Хотите подчинить себе других – начинайте с себя.
Человек не настолько ценит себе подобных, чтобы признавать за другими способность отправлять высокую должность. Признать посмертно заслуги того, кто с нею успешно справлялся, – вот и все, на что мы способны.
Человек, от которого никому нет проку, поневоле честен.
Человек словно рожден для того, чтобы дурачить других и самому оставаться в дураках.
Человека называют бесхарактерным, если душа его слаба, легкомысленна, непостоянна, но даже эти недостатки все равно образуют характер.
Человеколюбие – вот первейшая из добродетелей.
Чем больше в человеке сильных, но разноречивых страстей, тем меньше он способен первенствовать в чем бы то ни было.
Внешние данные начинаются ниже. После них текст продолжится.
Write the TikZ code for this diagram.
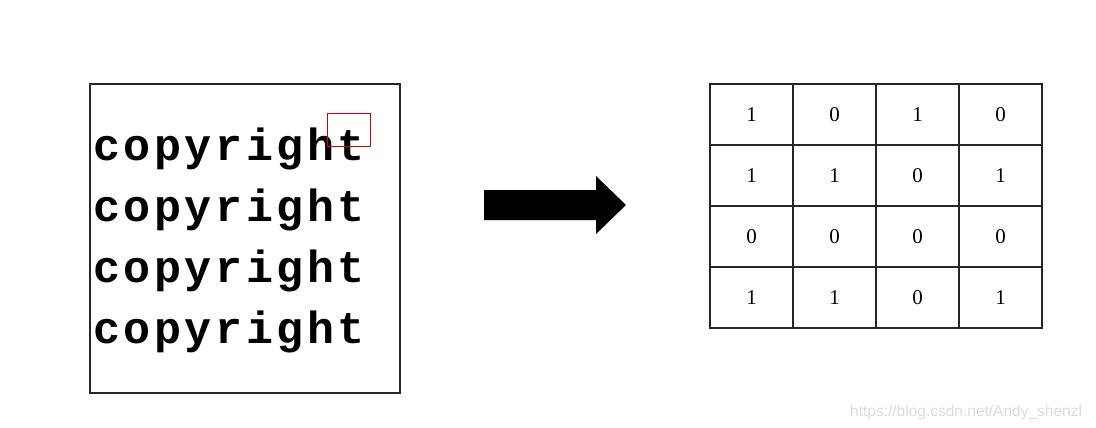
\documentclass[tikz,border=0pt]{standalone}
\usepackage{fontspec}
\setmainfont{Liberation Serif}
\newfontfamily\monob[LetterSpace=8]{Liberation Mono}
\newfontfamily\wmfont{Liberation Sans}
\begin{document}
\begin{tikzpicture}[x=1pt,y=-1pt,
  frame/.style={draw=black!85,line width=2pt},
  word/.style={anchor=base west,inner sep=0pt,font=\monob\bfseries\fontsize{45}{45}\selectfont},
  cell/.style={draw=black!85,line width=2pt,minimum width=83pt,minimum height=61pt,inner sep=0pt,anchor=north west,font=\fontsize{21}{21}\selectfont}]
\useasboundingbox (0,0) rectangle (1096,428);
% left image
\node[frame,anchor=north west,minimum width=310pt,minimum height=309pt,inner sep=0pt] (img) at (89,83) {};
\foreach \i/\y in {1/160,2/221,3/282,4/343}{
  \node[word] (w\i) at (93,\y) {copyright};
}
\node[draw=red!85!black,line width=1.2pt,anchor=north west,minimum width=43pt,minimum height=33pt,inner sep=0pt] (sel) at (327,113) {};
% arrow
\fill[black] (484,190) -- (596,190) -- (596,176) -- (626,205) -- (596,234) -- (596,220) -- (484,220) -- cycle;
% table
\foreach \r/\row in {0/{1,0,1,0},1/{1,1,0,1},2/{0,0,0,0},3/{1,1,0,1}}{
  \foreach \v [count=\c from 0] in \row {
    \node[cell] (c\r\c) at ({709+83*\c},{83+61*\r}) {\v};
  }
}
% watermark
\node[anchor=base west,inner sep=0pt,text=black!14,font=\wmfont\fontsize{15.5}{15.5}\selectfont] (wm) at (850,416) {https://blog.csdn.net/Andy\_shenzl};
\end{tikzpicture}
\end{document}
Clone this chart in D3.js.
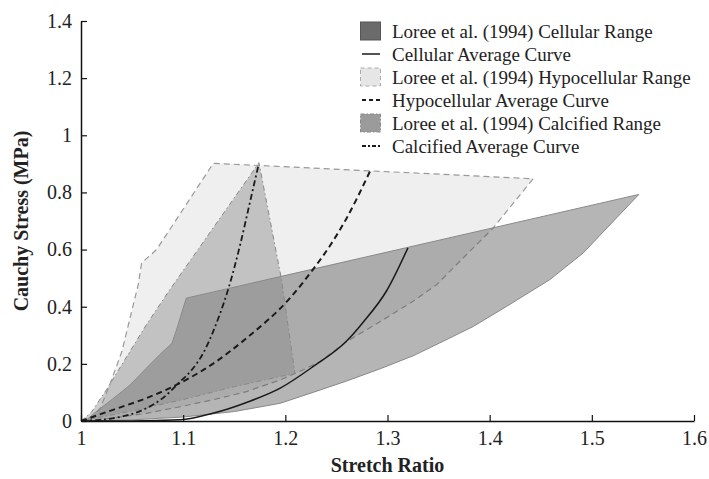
<!DOCTYPE html>
<html><head><meta charset="utf-8">
<script src="https://cdn.jsdelivr.net/npm/d3@7"></script>
<style>body{margin:0;background:#fff}svg{display:block}</style>
</head><body><svg id="chart" width="709" height="479"></svg>
<script>
// ---- data ----
const xTicks = [1, 1.1, 1.2, 1.3, 1.4, 1.5, 1.6];
const xTickLabels = ["1", "1.1", "1.2", "1.3", "1.4", "1.5", "1.6"];
const yTicks = [0, 0.2, 0.4, 0.6, 0.8, 1.0, 1.2, 1.4];
const yTickLabels = ["0", "0.2", "0.4", "0.6", "0.8", "1", "1.2", "1.4"];

const seriesNames = [
  "Loree et al. (1994) Cellular Range",
  "Cellular Average Curve",
  "Loree et al. (1994) Hypocellular Range",
  "Hypocellular Average Curve",
  "Loree et al. (1994) Calcified Range",
  "Calcified Average Curve"
];

// Range boundaries (closed polygons)
const cellularRangeX = [1.0, 1.0055, 1.015, 1.032, 1.048, 1.064, 1.077, 1.089, 1.094, 1.097, 1.103, 1.546, 1.4915, 1.459, 1.4165, 1.384, 1.351, 1.325, 1.293, 1.26, 1.227, 1.195, 1.15, 1.1, 1.05, 1.0];
const cellularRangeY = [0.0, 0.004, 0.033, 0.08, 0.126, 0.185, 0.232, 0.272, 0.325, 0.36, 0.43, 0.793, 0.588, 0.495, 0.401, 0.331, 0.273, 0.228, 0.183, 0.14, 0.10, 0.062, 0.033, 0.014, 0.004, 0.0];

const hypoRangeX = [1.0, 1.009, 1.019, 1.028, 1.04, 1.048, 1.056, 1.0593, 1.074, 1.1295, 1.4426, 1.4035, 1.375, 1.348, 1.325, 1.293, 1.26, 1.234, 1.214, 1.195, 1.162, 1.129, 1.097, 1.064, 1.031, 1.0];
const hypoRangeY = [0.0, 0.004, 0.045, 0.126, 0.243, 0.361, 0.477, 0.553, 0.60, 0.902, 0.848, 0.676, 0.574, 0.477, 0.419, 0.348, 0.278, 0.208, 0.173, 0.144, 0.103, 0.074, 0.05, 0.027, 0.01, 0.0];

const calcRangeX = [1.0, 1.01, 1.025, 1.043, 1.064, 1.087, 1.1742, 1.196, 1.2094, 1.15, 1.1, 1.05, 1.0];
const calcRangeY = [0.0, 0.03, 0.11, 0.215, 0.337, 0.46, 0.904, 0.50, 0.167, 0.12, 0.075, 0.035, 0.0];

// Average curves
const cellularAvgX = [1.0, 1.05, 1.097, 1.129, 1.162, 1.195, 1.227, 1.26, 1.276, 1.299, 1.32];
const cellularAvgY = [0.0, 0.0, 0.004, 0.027, 0.065, 0.115, 0.19, 0.28, 0.345, 0.455, 0.606];

const hypoAvgX = [1.0, 1.032, 1.064, 1.097, 1.129, 1.162, 1.2045, 1.227, 1.244, 1.26, 1.283];
const hypoAvgY = [0.0, 0.04, 0.08, 0.133, 0.2, 0.29, 0.43, 0.53, 0.615, 0.71, 0.875];

const calcAvgX = [1.0, 1.032, 1.064, 1.08, 1.097, 1.107, 1.12, 1.129, 1.136, 1.144, 1.156, 1.165, 1.174];
const calcAvgY = [0.0, 0.01, 0.045, 0.08, 0.138, 0.173, 0.24, 0.31, 0.375, 0.46, 0.62, 0.76, 0.90];

// ---- chart ----
const svg = d3.select("#chart");
const x = d3.scaleLinear().domain([1, 1.6]).range([81, 694]);
const y = d3.scaleLinear().domain([0, 1.4]).range([421, 21]);
const serif = "'Liberation Serif', 'Times New Roman', serif";

const zip = (xs, ys) => xs.map((v, i) => [v, ys[i]]);
const poly = d3.line().x(d => x(d[0])).y(d => y(d[1])).curve(d3.curveLinearClosed);
const smooth = d3.line().x(d => x(d[0])).y(d => y(d[1])).curve(d3.curveMonotoneX);

const plot = svg.append("g");

// Hypocellular range
plot.append("path").attr("d", poly(zip(hypoRangeX, hypoRangeY)))
  .attr("fill", "#dcdcdc").attr("fill-opacity", 0.45)
  .attr("stroke", "#999").attr("stroke-width", 1.2).attr("stroke-dasharray", "6,4");
// Cellular range
plot.append("path").attr("d", poly(zip(cellularRangeX, cellularRangeY)))
  .attr("fill", "#5a5a5a").attr("fill-opacity", 0.45)
  .attr("stroke", "#888").attr("stroke-width", 1);
// Calcified range
plot.append("path").attr("d", poly(zip(calcRangeX, calcRangeY)))
  .attr("fill", "#8c8c8c").attr("fill-opacity", 0.45)
  .attr("stroke", "#888").attr("stroke-width", 1).attr("stroke-dasharray", "5,3,1.5,3");

// Average curves
plot.append("path").attr("d", smooth(zip(cellularAvgX, cellularAvgY)))
  .attr("fill", "none").attr("stroke", "#1a1a1a").attr("stroke-width", 1.5);
plot.append("path").attr("d", smooth(zip(hypoAvgX, hypoAvgY)))
  .attr("fill", "none").attr("stroke", "#1a1a1a").attr("stroke-width", 2).attr("stroke-dasharray", "6,4");
plot.append("path").attr("d", smooth(zip(calcAvgX, calcAvgY)))
  .attr("fill", "none").attr("stroke", "#1a1a1a").attr("stroke-width", 1.8).attr("stroke-dasharray", "6,3,2,3");

// Axes
const xAxis = d3.axisBottom(x).tickValues(xTicks)
  .tickFormat((d, i) => xTickLabels[i]).tickSizeInner(-6).tickSizeOuter(0).tickPadding(10);
const yAxis = d3.axisLeft(y).tickValues(yTicks)
  .tickFormat((d, i) => yTickLabels[i]).tickSizeInner(-6).tickSizeOuter(0).tickPadding(9);

const gx = svg.append("g").attr("transform", "translate(0,421)").call(xAxis);
const gy = svg.append("g").attr("transform", "translate(81,0)").call(yAxis);
[gx, gy].forEach(g => {
  g.select(".domain").attr("stroke", "#111").attr("stroke-width", 1.5);
  g.selectAll(".tick line").attr("stroke", "#111").attr("stroke-width", 1.2);
  g.selectAll(".tick text").attr("font-family", serif).attr("font-size", 20).attr("fill", "#222");
});

// Axis titles
svg.append("text").attr("x", 387.5).attr("y", 472).attr("text-anchor", "middle")
  .attr("font-family", serif).attr("font-size", 20).attr("font-weight", "bold").attr("fill", "#222")
  .text("Stretch Ratio");
svg.append("text").attr("transform", "translate(28,221) rotate(-90)").attr("text-anchor", "middle")
  .attr("font-family", serif).attr("font-size", 20).attr("font-weight", "bold").attr("fill", "#222")
  .text("Cauchy Stress (MPa)");

// Legend
const legend = svg.append("g");
const rowY = i => 31 + i * 23;
const legendStyles = [
  {type: "patch", fill: "#6b6b6b", stroke: "#555", dash: null},
  {type: "line", dash: null, w: 1.5},
  {type: "patch", fill: "#e6e6e6", stroke: "#aaa", dash: "4,3"},
  {type: "line", dash: "4,3", w: 2},
  {type: "patch", fill: "#9b9b9b", stroke: "#888", dash: "4,2,1.5,2"},
  {type: "line", dash: "4,2,2,2", w: 1.8}
];
seriesNames.forEach((name, i) => {
  const s = legendStyles[i];
  const cy = rowY(i);
  if (s.type === "patch") {
    legend.append("rect").attr("x", 360.5).attr("y", cy - 9).attr("width", 20).attr("height", 18)
      .attr("fill", s.fill).attr("stroke", s.stroke).attr("stroke-width", 1)
      .attr("stroke-dasharray", s.dash);
  } else {
    legend.append("line").attr("x1", 362).attr("x2", 380).attr("y1", cy).attr("y2", cy)
      .attr("stroke", "#1a1a1a").attr("stroke-width", s.w).attr("stroke-dasharray", s.dash);
  }
  legend.append("text").attr("x", 392).attr("y", cy).attr("dy", "0.35em")
    .attr("font-family", serif).attr("font-size", 19).attr("fill", "#222").text(name);
});
</script>
</body></html>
Чем умнее человек, тем более он склонен к непонятному безрассудству.
Честолюбие – примета дарования, мужество – мудрости, страсть – ума, а ум – знаний, или наоборот, потому что от случая или обстоятельств любое явление то хорошо, то дурно, то полезно, то вредно.
Чрезмерная осмотрительность не менее пагубна, чем ее противоположность: мало проку от людей тому, кто вечно боится, как бы его не надули.
Что одним кажется широтой ума, то для других всего лишь хорошая память и верхоглядство.
Чужое остроумие быстро прискучивает.
Шутка у философов столь умеренна, что ее не отличишь от серьезного рассуждения.
Я всегда находил смешными попытки философов выдумать добродетель, несовместную с природой человека, а выдумав ее, холодно объявить, что добродетели вовсе не существует.
Я провожу весьма серьезное различие между глупостями и безумствами: посредственность может не творить безумств, но непременно делает много глупостей.
Язык и мысль ограниченны, истина же беспредельна.
Ясность – вот лучшее упражнение глубокой мысли.